Il video della canzone, diretto da Andrew Donoho, era stato già pubblicato a dicembre: un capolavoro in quanto a fotografia, ma anche una preview interessante di quanto contiene il resto del disco. Nei quasi 9 minuti della canzone c'è tutto: il lamento popolare, in acustico, l'elettronica, le atmosfere sognanti che sembrano dilatare spazio e tempo. Come già aveva rivelato Donoho, regista della clip,

Brasil era uno di quei brani che gocciolava di magia fin dall'inizio. L'empatia, l'unione, la meraviglia, la spiritualità e l'esplorazione risuonavano dalla canzone e dai riferimenti. Ed e io condividevamo entrambi l'amore per lo spazio e per i concetti astratti che circondano il tempo, così ho iniziato a costruire una narrazione intorno al superamento delle barriere fisiche dei nostri corpi e delle barriere temporali dell'esperienza lineare.

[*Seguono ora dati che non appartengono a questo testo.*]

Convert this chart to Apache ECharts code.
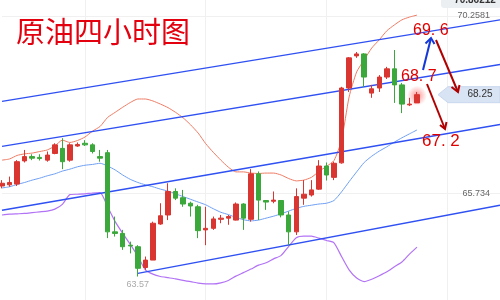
<!DOCTYPE html>
<html><head><meta charset="utf-8">
<script src="https://cdn.jsdelivr.net/npm/echarts@6/dist/echarts.min.js"></script>
<style>html,body{margin:0;padding:0;background:#fff}#c{width:500px;height:300px}</style>
</head><body><div id="c"></div>
<script>
const titleText = '原油四小时图';
// [open, close, low, high]
const candles = [
[65.92,65.99,65.86,66.07],[65.95,66.01,65.90,66.16],[65.97,66.54,65.92,66.58],[66.56,66.67,66.52,66.84],
[66.67,66.63,66.58,66.73],[66.65,66.62,66.57,66.73],[66.58,66.71,66.54,66.80],[66.75,66.97,66.73,67.01],
[66.88,66.54,66.35,67.14],[66.58,66.97,66.54,67.01],[66.94,66.98,66.92,67.03],[67.01,66.97,66.94,67.09],
[66.97,66.80,66.75,67.01],[66.67,66.63,66.54,66.84],[66.77,64.75,64.59,66.84],[64.75,64.71,64.63,65.14],
[64.71,64.37,64.29,64.80],[64.41,64.39,64.20,64.50],[64.37,63.82,63.61,64.41],[63.84,64.03,63.78,64.12],
[64.03,64.97,64.03,65.01],[64.95,65.16,64.93,65.48],[65.18,65.78,65.05,65.99],[65.78,65.61,65.56,65.86],
[65.62,65.46,65.39,65.82],[65.48,65.41,65.14,65.52],[65.39,64.78,64.59,65.44],[64.80,64.84,64.41,65.39],
[64.84,65.08,64.80,65.14],[65.07,65.10,64.97,65.18],[65.10,65.14,64.93,65.18],[65.05,65.46,65.04,65.50],
[65.46,65.10,64.80,65.48],[65.07,66.23,65.01,66.35],[66.23,65.56,65.05,66.29],[65.55,65.51,65.31,65.56],
[65.53,65.56,65.48,65.78],[65.55,65.18,65.12,65.56],[65.18,64.75,64.41,65.27],[64.75,65.65,64.67,65.86],
[65.61,65.71,65.44,66.07],[65.69,65.82,65.65,66.07],[65.84,66.43,65.82,66.58],[66.43,66.20,66.06,66.52],
[66.14,66.50,66.07,66.54],[66.51,68.42,66.49,68.45],[68.42,69.19,68.32,69.21],[69.24,69.29,69.19,69.34],
[69.29,68.70,68.45,69.31],[68.29,68.40,68.17,68.50],[68.42,68.70,68.32,68.75],[68.70,68.91,68.65,68.96],
[68.91,68.50,68.04,69.39],[68.50,68.01,67.78,68.55],[67.99,68.01,67.96,68.17],[68.04,68.25,68.04,68.32]
];
const upperBand = [66.58,66.61,66.70,66.74,66.76,66.80,66.84,66.94,67.09,67.03,
67.08,67.17,67.32,67.44,67.67,67.80,67.93,68.05,68.14,68.14,
68.09,68.01,67.92,67.80,67.66,67.48,67.27,67.00,66.78,66.58,
66.40,66.28,66.28,66.25,66.24,66.25,66.25,66.20,66.11,66.05,
66.07,66.14,66.29,66.42,66.57,67.09,68.19,68.83,69.14,69.44,
69.65,69.88,70.03,70.16,70.23,70.28];
const midBand = [65.87,65.90,65.96,66.01,66.07,66.12,66.18,66.23,66.30,66.35,
66.41,66.45,66.47,66.50,66.43,66.33,66.20,66.09,66.01,65.95,
65.90,65.84,65.79,65.72,65.65,65.58,65.51,65.44,65.34,65.25,
65.19,65.12,65.06,65.03,65.05,65.10,65.15,65.21,65.28,65.35,
65.40,65.43,65.46,65.48,65.55,65.77,66.03,66.28,66.52,66.68,
66.81,66.92,67.04,67.15,67.25,67.35];
const lowerBand = [65.18,65.20,65.21,65.22,65.24,65.26,65.28,65.33,65.45,65.70,
65.71,65.72,65.74,65.75,65.39,65.01,64.71,64.43,64.13,63.78,
63.67,63.61,63.58,63.55,63.51,63.48,63.44,63.42,63.42,63.45,
63.51,63.62,63.71,63.80,63.90,63.96,64.06,64.15,64.38,64.60,
64.64,64.64,64.59,64.53,64.47,64.12,63.78,63.57,63.48,63.54,
63.63,63.73,63.86,63.98,64.18,64.36];
const channelA = [[0,68.08],[66,70.16]];
const channelB = [[0,66.93],[66,69.02]];
const channelC = [[0,65.30],[66,67.49]];
const channelD = [[18,63.69],[66,65.43]];
const gridValues = [65.734, 70.2581];
const topTag = '70.86212';
const lastPrice = 68.25;
const lowLabel = '63.57';
const lowIndex = 18;
const targetLabels = ['69. 6', '68. 7', '67. 2'];
const N = 67;
const categories = Array.from({length: N}, (_, i) => String(i + 1));

const chart = echarts.init(document.getElementById('c'), null, {renderer: 'canvas'});
const lineS = (name, data, color, width) => ({
  name, type: 'line', data, symbol: 'none', smooth: 0.2, z: 3,
  lineStyle: {color, width}, itemStyle: {color}, silent: true
});
const chanColor = '#2f50f2';
chart.setOption({
  animation: false,
  title: {text: titleText, left: 11, top: 12,
    textStyle: {color: '#e3000f', fontSize: 29, fontWeight: 'normal', fontFamily: '"Noto Sans CJK SC"'}},
  grid: {left: 2, right: -3, top: 0, bottom: 0, containLabel: false},
  xAxis: {type: 'category', data: categories, boundaryGap: false,
    axisLine: {show: false}, axisTick: {show: false}, axisLabel: {show: false},
    splitLine: {show: true, interval: (i) => i % 16 === 11, lineStyle: {color: '#f0f0f0'}}},
  yAxis: {type: 'value', position: 'right', min: 63.011, max: 70.666,
    axisLine: {show: false}, axisTick: {show: false, customValues: gridValues},
    axisLabel: {inside: true, margin: 10, customValues: gridValues, color: '#666', fontSize: 9,
      fontFamily: '"Liberation Sans"', formatter: (v) => String(v)},
    splitLine: {show: true, lineStyle: {color: '#f0f0f0'}}},
  series: [
    {type: 'candlestick', data: candles, barWidth: 5, z: 4,
      itemStyle: {color: '#d93631', color0: '#3aa83a', borderColor: '#d93631', borderColor0: '#3aa83a', borderWidth: 1}},
    lineS('upper', upperBand, '#ee7b64', 1),
    lineS('mid', midBand, '#6f9ff3', 1),
    lineS('lower', lowerBand, '#b273f5', 1.2),
    lineS('chA', channelA, chanColor, 1.4),
    lineS('chB', channelB, chanColor, 1.4),
    lineS('chC', channelC, chanColor, 1.4),
    lineS('chD', channelD, chanColor, 1.4)
  ]
});

const py = (v) => chart.convertToPixel({yAxisIndex: 0}, v);
const pt = (i, v) => chart.convertToPixel({xAxisIndex: 0, yAxisIndex: 0}, [i, v]);
const lastIdx = candles.length - 1;
const lastPt = pt(lastIdx, lastPrice);
const tagY = py(lastPrice);
const lowPt = pt(lowIndex, candles[lowIndex][2]);
const txt = (text, x, y, fill, font, align, z) => ({
  type: 'text', z: z || 10, style: {text, x, y, fill, font, textAlign: align || 'left', align: align || 'left',
    textVerticalAlign: 'middle', verticalAlign: 'middle'}
});
const arrow = (x1, y1, x2, y2, w1, w2, color) => ([
  {type: 'polyline', z: 9, shape: {points: [[x1, y1], [x2, y2]]}, style: {stroke: color, lineWidth: 2, fill: null}},
  {type: 'polyline', z: 9, shape: {points: [w1, [x2, y2], w2]}, style: {stroke: color, lineWidth: 2, fill: null}}
]);
const annFont = '16px "Liberation Sans"';
chart.setOption({graphic: [
  {type: 'circle', z: 1, shape: {cx: lastPt[0], cy: lastPt[1] + 1, r: 10},
    style: {fill: new echarts.graphic.RadialGradient(0.5, 0.5, 0.5, [
      {offset: 0, color: 'rgba(255,60,60,0.55)'}, {offset: 1, color: 'rgba(255,60,60,0)'}])}},
  {type: 'polygon', z: 8, shape: {points: [[438, tagY], [448, tagY - 8], [500, tagY - 8], [500, tagY + 8], [448, tagY + 8]]},
    style: {fill: '#d8e3f3', stroke: '#c9d7ee', lineWidth: 1}},
  txt(String(lastPrice), 480, tagY, '#333', '10px "Liberation Sans"', 'center'),
  {type: 'rect', z: 8, shape: {x: 441, y: -5, width: 60, height: 13, r: 3}, style: {fill: '#eceff2'}},
  txt(topTag, 475, 0, '#333', 'bold 10px "Liberation Sans"', 'center'),
  txt(lowLabel, lowPt[0], lowPt[1] + 8, '#aaa', '9px "Liberation Sans"', 'center'),
  txt(targetLabels[0], 413, 31, '#e00000', annFont),
  txt(targetLabels[1], 401, 77, '#e00000', annFont),
  txt(targetLabels[2], 422, 141, '#e00000', '17px "Liberation Sans"'),
  ...arrow(423, 70, 431, 38, [425.5, 43.5], [434.5, 44], '#1538d8'),
  ...arrow(436, 40, 458, 92, [451.5, 87], [459.5, 85], '#b00000'),
  ...arrow(427, 84, 445, 129, [440, 125], [446.5, 122], '#b00000')
]});
</script></body></html>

Il punto di forza di EARTH non sta nella voce dell'artista, né nei testi (costruiti su immagini abbastanza superficiali, come "l'amore che batte la paura"), ma nei paesaggi sonori.

"EOB" si muove molto bene tra le sonorità e le atmosfere acustiche (ma anche un po' retrò) di Long Time Comin' e tra quelle beat di Banksters, che inducono l'ascoltatore in un vortice claustrofobico, senza fine, con quel verso ripetuto come un mantra: "Where did all the money go?".

C'è spazio anche per altri generi e sottogeneri musicali: Shangri-La è musica dance, condita di elettro-pop. Una canzone "mitica" come il paesaggio che l'ha ispirata. Shangri-La è infatti un luogo immaginario del Tibet descritto similmente a un Paradiso nel romanzo Orizzonte perduto di James Hilton. Un ambiente di pace che ispirò, per capirci, la celebre Kashmir dei Led Zeppelin.

Completano il viaggio musicale e immaginario di Ed O' Brien l'ipnotica (ma troppo lunga) Olympic, con le sue tonalità vicine al funk, e la suggestiva Cloak of the Night, arricchita dalla voce soave della cantautrice britannica Laura Marling, un tocco di classe capace di oscurare la modestia del testo.

In definitiva, l'esordio di "EOB" convince, tanto per il suo coraggio di alzare (finalmente) la voce, quanto per la capacità di O'Brien, tra arpeggi e sintetizzatori, di muoversi con fluidità in un mare mosso di generi e sonorità.

Il viaggio sulla "Terra" di O'Brien è appena iniziato. Ma guai a definirlo "solo" il chitarrista dei Radiohead.